▸ **STATED PROBLEM**: The lines to extract run from the first line of the material below to the line containing "from matplotlib.patches import", both included; leave the pictures behind.

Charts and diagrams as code

####################

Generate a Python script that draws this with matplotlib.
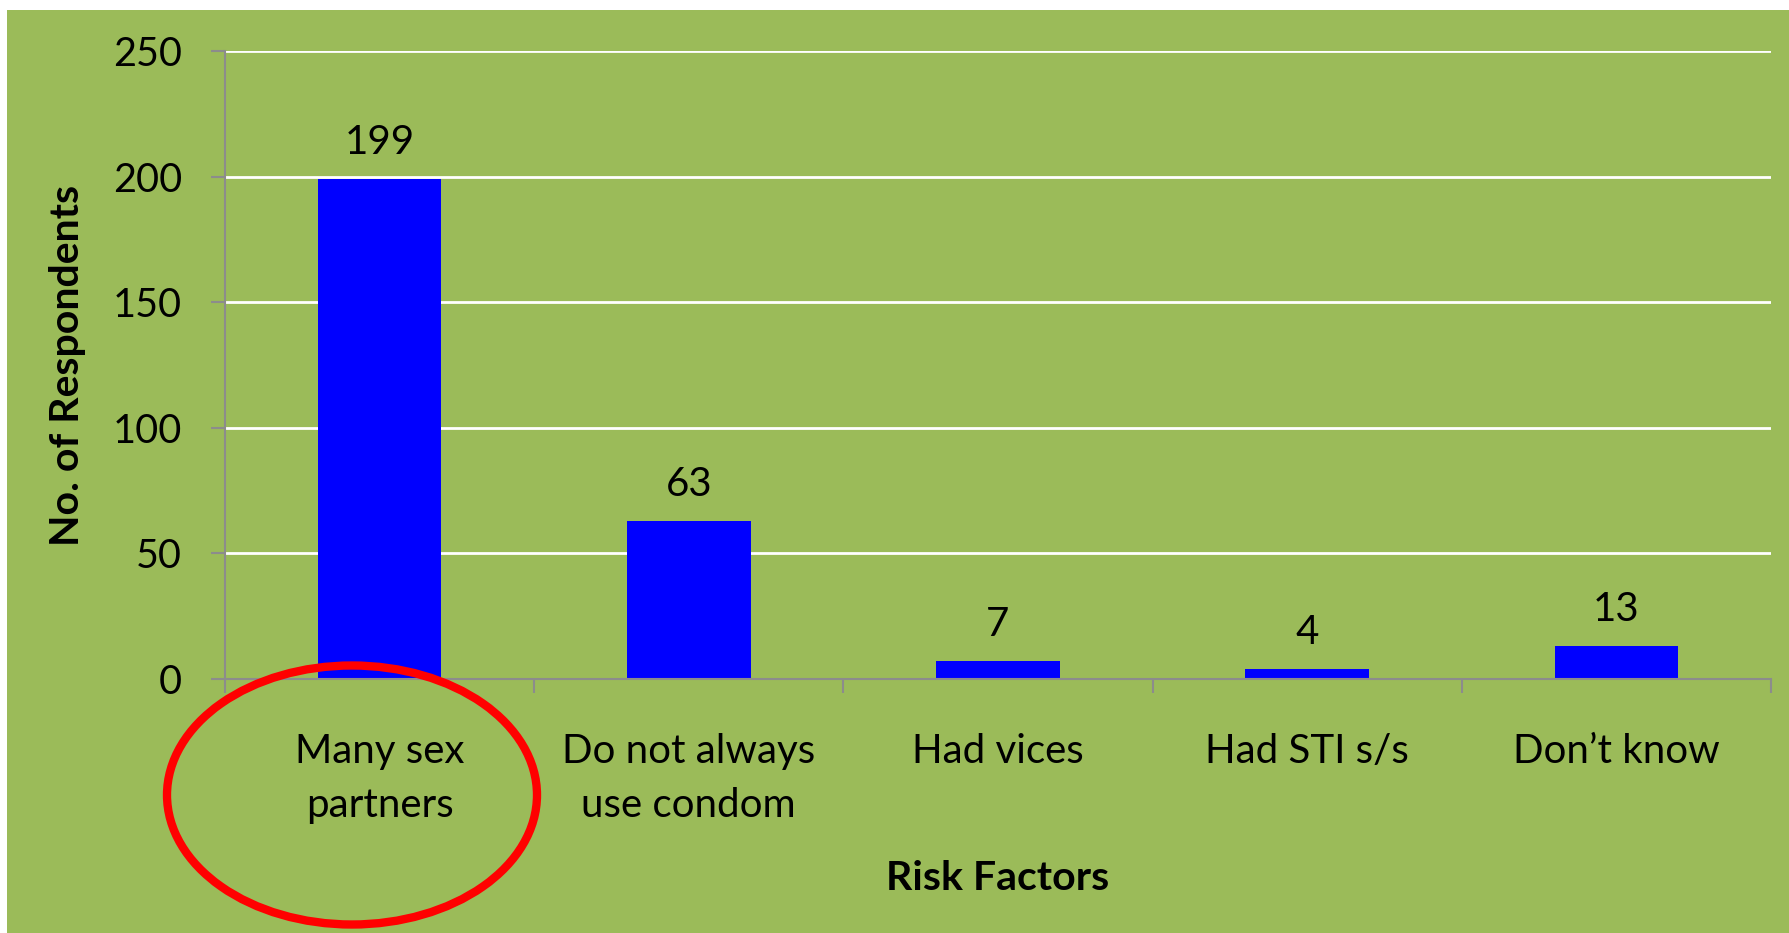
import matplotlib
matplotlib.use("Agg")
import matplotlib.pyplot as plt
from matplotlib.patches import Rectangle, Ellipse

categories = ["Many sex\npartners", "Do not always\nuse condom", "Had vices", "Had STI s/s", "Don\u2019t know"]
values = [199, 63, 7, 4, 13]
yticks = [0, 50, 100, 150, 200, 250]

GREEN = "#9BBB59"
BLUE = "#0000FF"
GREY = "#8C8C8C"

plt.rcParams['font.family'] = ['Lato', 'DejaVu Sans']

W, H = 1789, 933
fig = plt.figure(figsize=(W / 100, H / 100), dpi=100, facecolor="white")
fig.patches.append(Rectangle((7 / W, 0), 1 - 7 / W, 1 - 10 / H, transform=fig.transFigure,
                             facecolor=GREEN, edgecolor="none", zorder=-10))

ax = fig.add_axes([225 / W, 1 - 679 / H, (1771 - 225) / W, (679 - 51) / H])
ax.set_zorder(1)
ax.set_facecolor("none")
x = list(range(len(categories)))
bars = ax.bar(x, values, width=0.4, color=BLUE, zorder=3)
for xi, v in zip(x, values):
    ax.annotate(str(v), (xi, v), xytext=(0, 13), textcoords="offset points",
                ha="center", va="bottom", fontsize=29, color="black")

ax.set_xlim(-0.5, len(categories) - 0.5)
ax.set_ylim(0, 250)
ax.set_yticks(yticks)
ax.set_yticklabels([str(t) for t in yticks], fontsize=28.5)
ax.set_xticks(x)
ax.set_xticklabels(categories, fontsize=29, linespacing=1.55)
ax.set_xticks([i - 0.5 for i in range(len(categories) + 1)], minor=True)
ax.tick_params(axis="x", which="major", length=0, pad=39)
ax.tick_params(axis="x", which="minor", length=10, width=1.5, color=GREY, direction="out")
ax.tick_params(axis="y", length=10, width=1.5, color=GREY, direction="out", pad=21)
ax.yaxis.grid(True, color="white", linewidth=2, zorder=1)
ax.set_axisbelow(True)
for s in ["top", "right"]:
    ax.spines[s].set_visible(False)
for s in ["left", "bottom"]:
    ax.spines[s].set_color(GREY)
    ax.spines[s].set_linewidth(1.5)
    ax.spines[s].set_zorder(4)

ax.set_xlabel("Risk Factors", fontsize=29.5, fontweight="bold", labelpad=26)
ax.set_ylabel("No. of Respondents", fontsize=29.5, fontweight="bold", labelpad=19)

fig.patches.append(Ellipse((352 / W, 1 - 795 / H), 370 / W, 259 / H, transform=fig.transFigure,
                           facecolor="none", edgecolor="#FF0000", linewidth=6, zorder=10))

fig.savefig("out.png", dpi=100, facecolor="white")
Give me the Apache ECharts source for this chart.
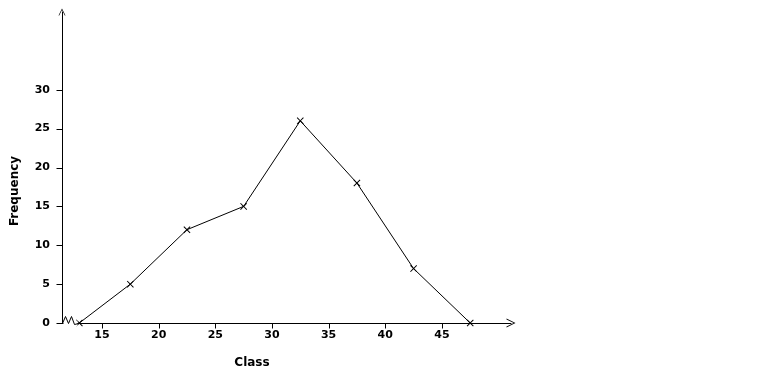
<!DOCTYPE html>
<html><head><meta charset="utf-8">
<script src="https://cdn.jsdelivr.net/npm/echarts@6/dist/echarts.min.js"></script>
<style>html,body{margin:0;padding:0;background:#fff}#c{width:779px;height:379px}</style>
</head><body><div id="c"></div>
<script>
// Data
var classMarks = [13, 17.5, 22.5, 27.5, 32.5, 37.5, 42.5, 47.5];
var frequencies = [0, 5, 12, 15, 26, 18, 7, 0];
var xTickValues = [15, 20, 25, 30, 35, 40, 45];
var yTickValues = [0, 5, 10, 15, 20, 25, 30];
var xTitle = 'Class';
var yTitle = 'Frequency';

var FONT = '"DejaVu Sans", Verdana, sans-serif';
var chart = echarts.init(document.getElementById('c'), null, {renderer: 'canvas'});
var crossPath = 'path://M0,1 L1,0 L5,4 L9,0 L10,1 L6,5 L10,9 L9,10 L5,6 L1,10 L0,9 L4,5 Z';
var chevron = 'path://M0,10 L5,0 L10,10 L9,10 L5,2 L1,10 Z';
var X_MIN = 11.47, X_MAX = 51.1;

var option = {
  animation: false,
  backgroundColor: '#fff',
  grid: {left: 62, right: 268, top: 12, bottom: 56},
  xAxis: {
    type: 'value', min: X_MIN, max: X_MAX,
    splitLine: {show: false},
    axisLine: {show: true, lineStyle: {color: '#000', width: 1},
      symbol: ['none', chevron], symbolSize: [9, 9], symbolOffset: [0, 0]},
    axisTick: {show: false},
    axisLabel: {color: '#000', fontFamily: FONT, fontWeight: 'bold', fontSize: 11, margin: 7, customValues: xTickValues}
  },
  yAxis: {
    type: 'value', min: 0, max: 40, interval: 5,
    splitLine: {show: false},
    axisLine: {show: true, lineStyle: {color: '#000', width: 1},
      symbol: ['none', chevron], symbolSize: [7, 9], symbolOffset: [0, 0]},
    axisTick: {show: false},
    axisLabel: {color: '#000', fontFamily: FONT, fontWeight: 'bold', fontSize: 11, margin: 12, customValues: yTickValues}
  },
  series: [{
    type: 'line',
    data: classMarks.map(function (x, i) { return [x, frequencies[i]]; }),
    symbol: crossPath, symbolSize: 7, showAllSymbol: true,
    lineStyle: {color: '#000', width: 1},
    itemStyle: {color: '#000'},
    z: 5
  }]
};
chart.setOption(option);

// Ticks, axis titles and the axis-break zigzag (decoration), placed through the axes' own scales
var o = chart.convertToPixel({gridIndex: 0}, [X_MIN, 0]);
var ox = Math.round(o[0]) + 0.5, oy = Math.round(o[1]) + 0.5;
var g = [];
xTickValues.forEach(function (v) {
  var p = chart.convertToPixel({gridIndex: 0}, [v, 0]);
  var px = Math.round(p[0]) + 0.5;
  g.push({type: 'line', shape: {x1: px, y1: oy, x2: px, y2: oy + 5}, style: {stroke: '#000', lineWidth: 1}, z: 12});
});
yTickValues.forEach(function (v) {
  var p = chart.convertToPixel({gridIndex: 0}, [X_MIN, v]);
  var py = Math.round(p[1]) + 0.5;
  g.push({type: 'line', shape: {x1: ox - 6, y1: py, x2: ox, y2: py}, style: {stroke: '#000', lineWidth: 1}, z: 12});
});
g.push({type: 'rect', shape: {x: ox + 1, y: oy - 3, width: 14, height: 6}, style: {fill: '#fff'}, z: 10});
g.push({type: 'polyline', shape: {points: [[ox, oy], [ox + 3, oy - 7], [ox + 6, oy], [ox + 9, oy - 7], [ox + 12, oy + 1], [ox + 16, oy]]},
  style: {stroke: '#000', lineWidth: 1, fill: null}, z: 11});
g.push({type: 'text', x: 252, y: 363, style: {text: xTitle, font: 'bold 12px ' + FONT, fill: '#000', textAlign: 'center', textVerticalAlign: 'middle'}});
g.push({type: 'text', x: 15, y: 191, rotation: Math.PI / 2, style: {text: yTitle, font: 'bold 12px ' + FONT, fill: '#000', textAlign: 'center', textVerticalAlign: 'middle'}});
chart.setOption({graphic: g});
</script>
</body></html>
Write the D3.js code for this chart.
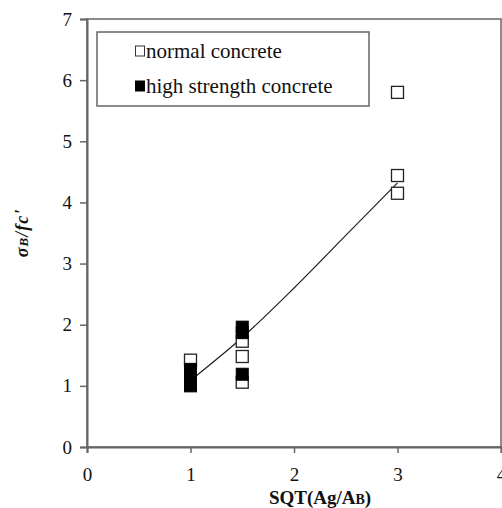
<!DOCTYPE html>
<html><head><meta charset="utf-8">
<script src="https://cdn.jsdelivr.net/npm/d3@7"></script>
</head>
<body style="margin:0;background:#fff"><svg id="c" width="502" height="508" font-family="Liberation Serif"></svg>
<script>
const FONT = "Liberation Serif";
const xTicks = [0,1,2,3,4];
const yTicks = [0,1,2,3,4,5,6,7];
const normalX = [1, 1.5, 1.5, 1.5, 3, 3, 3];
const normalY = [1.42, 1.73, 1.48, 1.06, 5.80, 4.44, 4.15];
const highX = [1, 1, 1, 1, 1.5, 1.5, 1.5];
const highY = [1.0, 1.1, 1.2, 1.27, 1.96, 1.87, 1.19];
const trendX = [1.06, 1.5, 2.0, 2.5, 3.0];
const trendY = [1.17, 1.79, 2.6, 3.46, 4.32];
const legendLabels = ["normal concrete", "high strength concrete"];

const svg = d3.select("#c");
const x = d3.scaleLinear().domain([0,4]).range([87,501]);
const y = d3.scaleLinear().domain([0,7]).range([447,19]);
const axisCol = "#666";

svg.append("rect").attr("x",x(0)).attr("y",y(7)).attr("width",x(4)-x(0)).attr("height",y(0)-y(7))
  .attr("fill","none").attr("stroke",axisCol).attr("stroke-width",1.5);

const ya = svg.append("g").attr("transform",`translate(${x(0)},0)`)
  .call(d3.axisLeft(y).tickValues(yTicks).tickSize(7).tickPadding(8).tickFormat(d3.format("d")));
ya.attr("font-family",FONT).attr("font-size",19);
ya.select(".domain").attr("stroke",axisCol).attr("stroke-width",2);
ya.selectAll(".tick line").attr("stroke",axisCol).attr("stroke-width",1.5);
ya.selectAll(".tick text").attr("font-family",FONT).attr("font-size",19).attr("fill","#111");

const xa = svg.append("g").attr("transform",`translate(0,${y(0)})`)
  .call(d3.axisBottom(x).tickValues(xTicks).tickSize(6).tickPadding(15).tickFormat(d3.format("d")));
xa.attr("font-family",FONT).attr("font-size",19);
xa.select(".domain").attr("stroke",axisCol).attr("stroke-width",2);
xa.selectAll(".tick line").attr("stroke",axisCol).attr("stroke-width",1.5);
xa.selectAll(".tick text").attr("font-family",FONT).attr("font-size",19).attr("fill","#111");

const tdata = trendX.map((v,i)=>[v,trendY[i]]);
svg.append("path").datum(tdata)
  .attr("d", d3.line().x(d=>x(d[0])).y(d=>y(d[1])).curve(d3.curveMonotoneX))
  .attr("fill","none").attr("stroke","#222").attr("stroke-width",1.2);

const s = 12;
svg.append("g").selectAll("rect").data(normalX.map((v,i)=>[v,normalY[i]])).join("rect")
  .attr("x",d=>x(d[0])-s/2).attr("y",d=>y(d[1])-s/2).attr("width",s).attr("height",s)
  .attr("fill","#fff").attr("stroke","#222").attr("stroke-width",1.3);
svg.append("g").selectAll("rect").data(highX.map((v,i)=>[v,highY[i]])).join("rect")
  .attr("x",d=>x(d[0])-s/2).attr("y",d=>y(d[1])-s/2).attr("width",s).attr("height",s)
  .attr("fill","#000").attr("stroke","#000").attr("stroke-width",1);

svg.append("rect").attr("x",97).attr("y",32).attr("width",272).attr("height",74)
  .attr("fill","#fff").attr("stroke",axisCol).attr("stroke-width",1.5);
const lg = svg.append("g");
legendLabels.forEach((t,i)=>{
  const yy = [58, 93][i];
  lg.append("rect").attr("x",135.5).attr("y",yy-12).attr("width",9).attr("height",10)
    .attr("fill", i===0?"#fff":"#000").attr("stroke", i===0?"#333":"#000").attr("stroke-width",1);
  lg.append("text").attr("x",146).attr("y",yy).attr("font-family",FONT).attr("font-size",21).attr("fill","#111").text(t);
});

const xt = svg.append("text").attr("x",320).attr("y",504).attr("text-anchor","middle")
  .attr("font-family",FONT).attr("font-size",19).attr("font-weight","bold").attr("fill","#111");
xt.append("tspan").text("SQT(Ag/A");
xt.append("tspan").attr("font-size",14).text("B");
xt.append("tspan").text(")");

const yt = svg.append("text").attr("transform","translate(28,233) rotate(-90)").attr("text-anchor","middle")
  .attr("font-family",FONT).attr("font-size",18).attr("font-weight","bold").attr("font-style","italic")
  .attr("letter-spacing",1).attr("fill","#111");
yt.append("tspan").text("σ");
yt.append("tspan").attr("font-size",13).text("B");
yt.append("tspan").text("/fc'");
</script>
</body></html>
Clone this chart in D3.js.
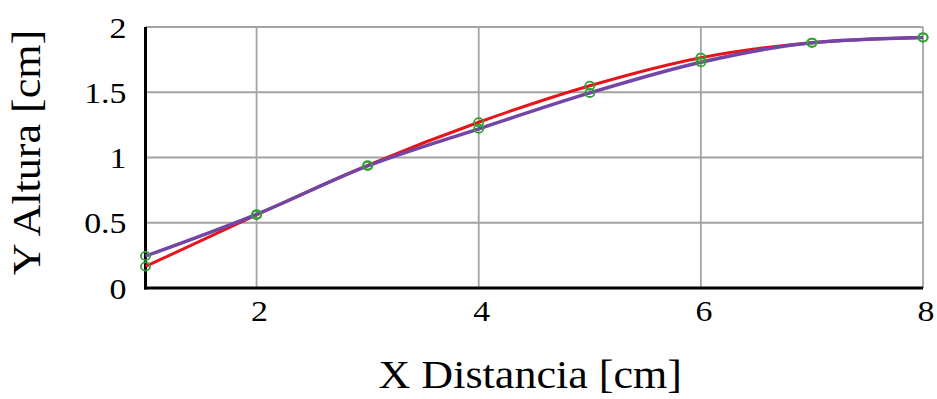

####################

▸ **RIGHT ANSWER**:
Generate a Python script that draws this with matplotlib.
import matplotlib
matplotlib.use("Agg")
import matplotlib.pyplot as plt
from matplotlib.patches import Rectangle, Ellipse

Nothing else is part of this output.